Great post! Fwiw, I think I basically agree with everything you say here, with the exception of the idea that talking about potential future alignment issues has a substantial effect on reifying them. I think that perspective substantially underestimates just how much optimization pressure is applied in post-training (and in particular how much will be applied in the future—the amount of optimization pressure applied in post-training is only increasing). Certainly, discussion of potential future alignment issues in the pre-training corpus will have an effect on the base model's priors, but those priors get massively swamped by post-training. That being said, I do certainly think it's worth thinking more about and experimenting with better ways to do data filtering here.
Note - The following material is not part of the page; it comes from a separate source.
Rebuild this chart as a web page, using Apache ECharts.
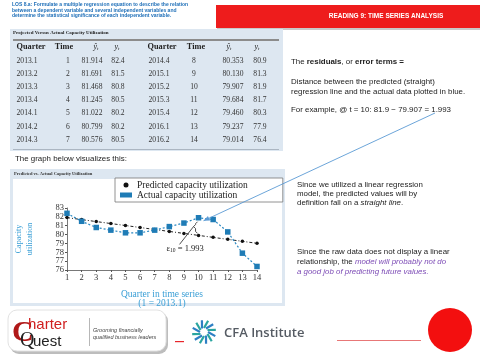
<!DOCTYPE html>
<html>
<head>
<meta charset="utf-8">
<script src="https://cdn.jsdelivr.net/npm/echarts@6/dist/echarts.min.js"></script>
<style>
html, body { margin: 0; padding: 0; background: #fff; }
#main { width: 480px; height: 360px; }
</style>
</head>
<body>
<div id="main"></div>
<script>
// table / chart data
var quarters = ['2013.1', '2013.2', '2013.3', '2013.4', '2014.1', '2014.2', '2014.3',
                '2014.4', '2015.1', '2015.2', '2015.3', '2015.4', '2016.1', '2016.2'];
var times = [1, 2, 3, 4, 5, 6, 7, 8, 9, 10, 11, 12, 13, 14];
var predicted = [81.914, 81.691, 81.468, 81.245, 81.022, 80.799, 80.576,
                 80.353, 80.130, 79.907, 79.684, 79.460, 79.237, 79.014];
var actual = [82.4, 81.5, 80.8, 80.5, 80.2, 80.2, 80.5,
              80.9, 81.3, 81.9, 81.7, 80.3, 77.9, 76.4];

var chart = echarts.init(document.getElementById('main'));

var serif = '"Liberation Serif", "DejaVu Serif", serif';
var sans = '"Liberation Sans", Arial, sans-serif';
var blueLine = '#2a88c2';
var blueText = '#3a9fd6';
var panelBg = '#dde7f1';
var bodyFont = '7.9px ' + sans;

function txt(x, y, text, style, extra) {
    var s = Object.assign({
        x: x, y: y, text: text,
        font: bodyFont, fill: '#222',
        textAlign: 'left', textVerticalAlign: 'middle'
    }, style || {});
    return Object.assign({ type: 'text', style: s, z: 5 }, extra || {});
}

var graphic = [];

// header
var los = ['LOS 8.a: Formulate a multiple regression equation to describe the relation',
           'between a dependent variable and several independent variables and',
           'determine the statistical significance of each independent variable.'];
los.forEach(function (l, i) {
    graphic.push(txt(12, 4.5 + i * 5.7, l, { font: 'bold 5px ' + sans, fill: '#1f6fb8' }));
});
graphic.push({ type: 'rect', shape: { x: 217, y: 7, width: 263, height: 23 }, style: { fill: '#c9c9c9' }, z: 1 });
graphic.push({ type: 'rect', shape: { x: 216, y: 5, width: 264, height: 23 }, style: { fill: '#ee1c1c' }, z: 2 });
graphic.push(txt(386, 16, 'READING 9: TIME SERIES ANALYSIS', { font: 'bold 6.5px ' + sans, fill: '#fff', textAlign: 'center' }));

// table panel
graphic.push({ type: 'rect', shape: { x: 10, y: 29, width: 273, height: 122 }, style: { fill: panelBg }, z: 1 });
graphic.push(txt(13, 33, 'Projected Versus Actual Capacity Utilization', { font: 'bold 5px ' + serif, fill: '#222' }));
graphic.push({ type: 'rect', shape: { x: 13, y: 39, width: 266, height: 2 }, style: { fill: '#8c8c8c' }, z: 2 });
graphic.push({ type: 'rect', shape: { x: 13, y: 149, width: 266, height: 0.8 }, style: { fill: '#9aa6b2' }, z: 2 });

var headCols = [31, 64, 96, 117, 162, 196, 229, 257];
var dataCols = [27, 68, 92, 118, 159, 194, 233, 260];
var heads = ['Quarter', 'Time', 'yhat', 'y', 'Quarter', 'Time', 'yhat', 'y'];
heads.forEach(function (h, i) {
    var t;
    if (h === 'yhat') t = '{i|ŷ}{s|t}';
    else if (h === 'y') t = '{i|y}{s|t}';
    else t = h;
    graphic.push({
        type: 'text', z: 5,
        style: {
            x: headCols[i], y: 47, text: t, textAlign: 'center', textVerticalAlign: 'middle',
            font: 'bold 8.3px ' + serif, fill: '#222',
            rich: {
                i: { fontFamily: serif, fontStyle: 'italic', fontSize: 8, fill: '#222' },
                s: { fontFamily: serif, fontStyle: 'italic', fontSize: 4.8, fill: '#222', padding: [4, 0, 0, 0] }
            }
        }
    });
});
for (var r = 0; r < 7; r++) {
    var yRow = 61 + r * 13.1;
    [r, r + 7].forEach(function (k, half) {
        var c = half * 4;
        var cells = [quarters[k], String(times[k]), predicted[k].toFixed(3), actual[k].toFixed(1)];
        cells.forEach(function (v, j) {
            graphic.push(txt(dataCols[c + j], yRow, v, { font: '7.6px ' + serif, fill: '#333', textAlign: 'center' }));
        });
    });
}

graphic.push(txt(15, 159, 'The graph below visualizes this:', { font: bodyFont, fill: '#222' }));

// chart panel
graphic.push({ type: 'rect', shape: { x: 10, y: 169, width: 275, height: 137 }, style: { fill: panelBg }, z: 0 });
graphic.push({ type: 'rect', shape: { x: 13, y: 179, width: 269, height: 124 }, style: { fill: '#fff' }, z: 0 });
graphic.push(txt(14, 174, 'Predicted vs. Actual Capacity Utilization', { font: 'bold 4.5px ' + serif, fill: '#333' }));

// right text
var rt = 291;
graphic.push(txt(rt, 62, 'The {b|residuals}, or {b|error terms =}', {
    rich: { b: { fontFamily: sans, fontWeight: 'bold', fontSize: 7.9, fill: '#222' } }
}));
graphic.push(txt(rt, 82, 'Distance between the predicted (straight)'));
graphic.push(txt(rt, 92, 'regression line and the actual data plotted in blue.'));
graphic.push(txt(rt, 110, 'For example, @ t = 10: 81.9 \u2212 79.907 = 1.993'));
var rt2 = 297;
graphic.push(txt(rt2, 185, 'Since we utilized a linear regression'));
graphic.push(txt(rt2, 194, 'model, the predicted values will by'));
graphic.push(txt(rt2, 203, 'definition fall on a {i|straight line}.', {
    rich: { i: { fontFamily: sans, fontStyle: 'italic', fontSize: 7.9, fill: '#222' } }
}));
graphic.push(txt(rt2, 252, 'Since the raw data does not display a linear'));
graphic.push(txt(rt2, 262, 'relationship, the {p|model will probably not do}', {
    rich: { p: { fontFamily: sans, fontStyle: 'italic', fontSize: 7.9, fill: '#7d4cb6' } }
}));
graphic.push(txt(rt2, 272, '{p|a good job of predicting future values.}', {
    rich: { p: { fontFamily: sans, fontStyle: 'italic', fontSize: 7.9, fill: '#7d4cb6' } }
}));

// footer: CharterQuest badge
graphic.push({ type: 'rect', shape: { x: 10, y: 312, width: 158, height: 42, r: 9 }, style: { fill: '#bdbdbd' }, z: 1 });
graphic.push({ type: 'rect', shape: { x: 8, y: 310, width: 158, height: 41, r: 9 }, style: { fill: '#fff', stroke: '#e2e2e2' }, z: 2 });
graphic.push(txt(12, 333, 'C', { font: 'bold 30px ' + serif, fill: '#b01818' }));
graphic.push(txt(28, 325, 'harter', { font: '15px ' + sans, fill: '#d01f1f' }));
graphic.push(txt(20, 341, 'Q', { font: '20px ' + serif, fill: '#222' }));
graphic.push(txt(33, 342, 'uest', { font: '15px ' + sans, fill: '#222' }));
graphic.push({ type: 'rect', shape: { x: 89, y: 318, width: 0.7, height: 28 }, style: { fill: '#999' }, z: 5 });
graphic.push(txt(93, 330, 'Grooming financially', { font: 'italic 5.5px ' + sans, fill: '#444' }));
graphic.push(txt(93, 337, 'qualified business leaders', { font: 'italic 5.5px ' + sans, fill: '#444' }));

// red dash, CFA logo, red line, red dot
graphic.push({ type: 'rect', shape: { x: 175, y: 341, width: 9, height: 1.2 }, style: { fill: '#e8262b' }, z: 2 });
for (var k = 0; k < 12; k++) {
    var ang = k * Math.PI / 6;
    graphic.push({
        type: 'line', z: 3,
        shape: {
            x1: 204 + 4 * Math.cos(ang), y1: 332 + 4 * Math.sin(ang),
            x2: 204 + 12 * Math.cos(ang + 0.35), y2: 332 + 12 * Math.sin(ang + 0.35)
        },
        style: { stroke: k % 2 ? '#2aa5a0' : '#2e7fc4', lineWidth: 2.2 }
    });
}
graphic.push(txt(224, 333, 'CFA Institute', { font: '600 13px "Open Sans", ' + sans, fill: '#555b63' }));
graphic.push({ type: 'rect', shape: { x: 337, y: 340, width: 84, height: 0.8 }, style: { fill: '#e04a4a' }, z: 2 });
graphic.push({ type: 'circle', shape: { cx: 450, cy: 330, r: 22 }, style: { fill: '#f30f0f' }, z: 2 });

var option = {
    animation: false,
    backgroundColor: '#fff',
    legend: {
        orient: 'vertical',
        left: 115,
        top: 178,
        padding: [2, 35, 2, 5],
        itemGap: 0,
        itemWidth: 12,
        itemHeight: 5,
        backgroundColor: '#fff',
        borderColor: '#777',
        borderWidth: 0.8,
        borderRadius: 0,
        textStyle: { fontFamily: serif, fontSize: 9.5, color: '#222', lineHeight: 9 },
        data: [
            { name: 'Predicted capacity utilization', icon: 'circle' },
            { name: 'Actual capacity utilization', icon: 'rect' }
        ]
    },
    grid: { left: 67, right: 223, top: 208, bottom: 90 },
    xAxis: {
        type: 'value',
        min: 1,
        max: 14,
        interval: 1,
        name: 'Quarter in time series\n(1 = 2013.1)',
        nameLocation: 'middle',
        nameGap: 20,
        nameTextStyle: { fontFamily: serif, fontSize: 9.5, color: blueText, lineHeight: 9 },
        axisLine: { lineStyle: { color: '#555', width: 0.8 } },
        axisTick: { length: 2, lineStyle: { color: '#555' } },
        axisLabel: { fontFamily: serif, fontSize: 8.5, color: '#333', margin: 3 },
        splitLine: { show: false }
    },
    yAxis: {
        type: 'value',
        min: 76,
        max: 83,
        interval: 1,
        name: 'Capacity\nutilization',
        nameLocation: 'middle',
        nameGap: 32,
        nameTextStyle: { fontFamily: serif, fontSize: 8, color: blueText, lineHeight: 11 },
        axisLine: { show: true, lineStyle: { color: '#555', width: 0.8 } },
        axisTick: { show: true, length: 2, lineStyle: { color: '#555' } },
        axisLabel: { fontFamily: serif, fontSize: 8.5, color: '#333', margin: 3 },
        splitLine: { show: false }
    },
    series: [
        {
            name: 'Predicted capacity utilization',
            type: 'line',
            symbol: 'circle',
            symbolSize: 3.5,
            itemStyle: { color: '#111' },
            lineStyle: { color: '#222', width: 1, type: [3, 2, 1, 2] },
            data: times.map(function (t, i) { return [t, predicted[i]]; }),
            z: 3
        },
        {
            name: 'Actual capacity utilization',
            type: 'line',
            symbol: 'rect',
            symbolSize: 5.5,
            itemStyle: { color: '#1f7cb6' },
            lineStyle: { color: blueLine, width: 1.2, type: [2, 2] },
            data: times.map(function (t, i) { return [t, actual[i]]; }),
            z: 4
        }
    ],
    graphic: graphic
};
chart.setOption(option);

// residual annotation at t = 10, placed through the axes
var pa = chart.convertToPixel({ gridIndex: 0 }, [times[9], actual[9]]);
var pp = chart.convertToPixel({ gridIndex: 0 }, [times[9], predicted[9]]);
var bx = pa[0] - 2;
var ym = (pa[1] + pp[1]) / 2;
var notes = [
    {
        type: 'polyline', z: 6,
        shape: { points: [[bx + 1, pa[1] + 4], [bx - 1, pa[1] + 6], [bx - 1, ym - 2], [bx - 3, ym],
                          [bx - 1, ym + 2], [bx - 1, pp[1] - 4], [bx + 1, pp[1] - 2]] },
        style: { stroke: '#222', lineWidth: 0.8, fill: null }
    },
    {
        type: 'line', z: 6,
        shape: { x1: bx - 3, y1: ym, x2: bx - 17, y2: pp[1] + 9 },
        style: { stroke: '#222', lineWidth: 0.8 }
    },
    {
        type: 'text', z: 6,
        style: {
            x: bx - 30, y: pp[1] + 13, text: 'ε{s|10} = 1.993',
            font: '8.5px ' + serif, fill: '#222', textVerticalAlign: 'middle',
            rich: { s: { fontFamily: serif, fontSize: 5.5, fill: '#222', padding: [4, 0, 0, 0] } }
        }
    },
    {
        type: 'line', z: 7,
        shape: { x1: 435, y1: 113, x2: pa[0] + 5, y2: pa[1] + 3 },
        style: { stroke: '#5b9bd5', lineWidth: 0.9 }
    }
];
// arrow head
var ax = pa[0] + 5, ay = pa[1] + 3;
var dx = 435 - ax, dy = 113 - ay, len = Math.sqrt(dx * dx + dy * dy);
var ux = dx / len, uy = dy / len;
notes.push({
    type: 'polygon', z: 7,
    shape: { points: [[ax, ay], [ax + ux * 6 - uy * 2.5, ay + uy * 6 + ux * 2.5], [ax + ux * 6 + uy * 2.5, ay + uy * 6 - ux * 2.5]] },
    style: { fill: '#5b9bd5' }
});
chart.setOption({ graphic: graphic.concat(notes) });
</script>
</body>
</html>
To make this more concrete in a made-up toy model: if we model there as being only two possible personae, a "good" persona and a "bad" persona, I suspect including more discussion of potential future alignment issues in the pre-training distribution might shift the relative weight of these personae by a couple bits or so on the margin, but post-training applies many more OOMs of optimization power than that, such that the main question of which one ends up more accessible is going to be based on which one was favored in post-training.

(Also noting that I added this post to the Alignment Forum from LessWrong.)

Link is here, if anyone else was wondering too.

I think trying to make AIs be moral patients earlier pretty clearly increases AI takeover risk

How so? Seems basically orthogonal to me? And to the extent that it does matter for takeover risk, I'd expect the sorts of interventions that make it more likely that AIs are moral patients to also make it more likely that they're aligned.

I think the most plausible views which care about shorter run patienthood mostly just want to avoid downside so they'd prefer no patienthood at all for now.

Even absent AI takeover, I'm quite worried about lock-in. I think we could easily lock in AIs that are or are not moral patients and have little ability to revisit that decision later, and I think it would be better to lock in AIs that are moral patients if we have to lock something in, since that opens up the possibility for the AIs to live good lives in the future.

I think it's better to focus on AIs which we'd expect would have better preferences conditional on takeover

I agree that seems like the more important highest-order bit, but it's not an argument that making AIs moral patients is bad, just that it's not the most important thing to focus on (which I agree with).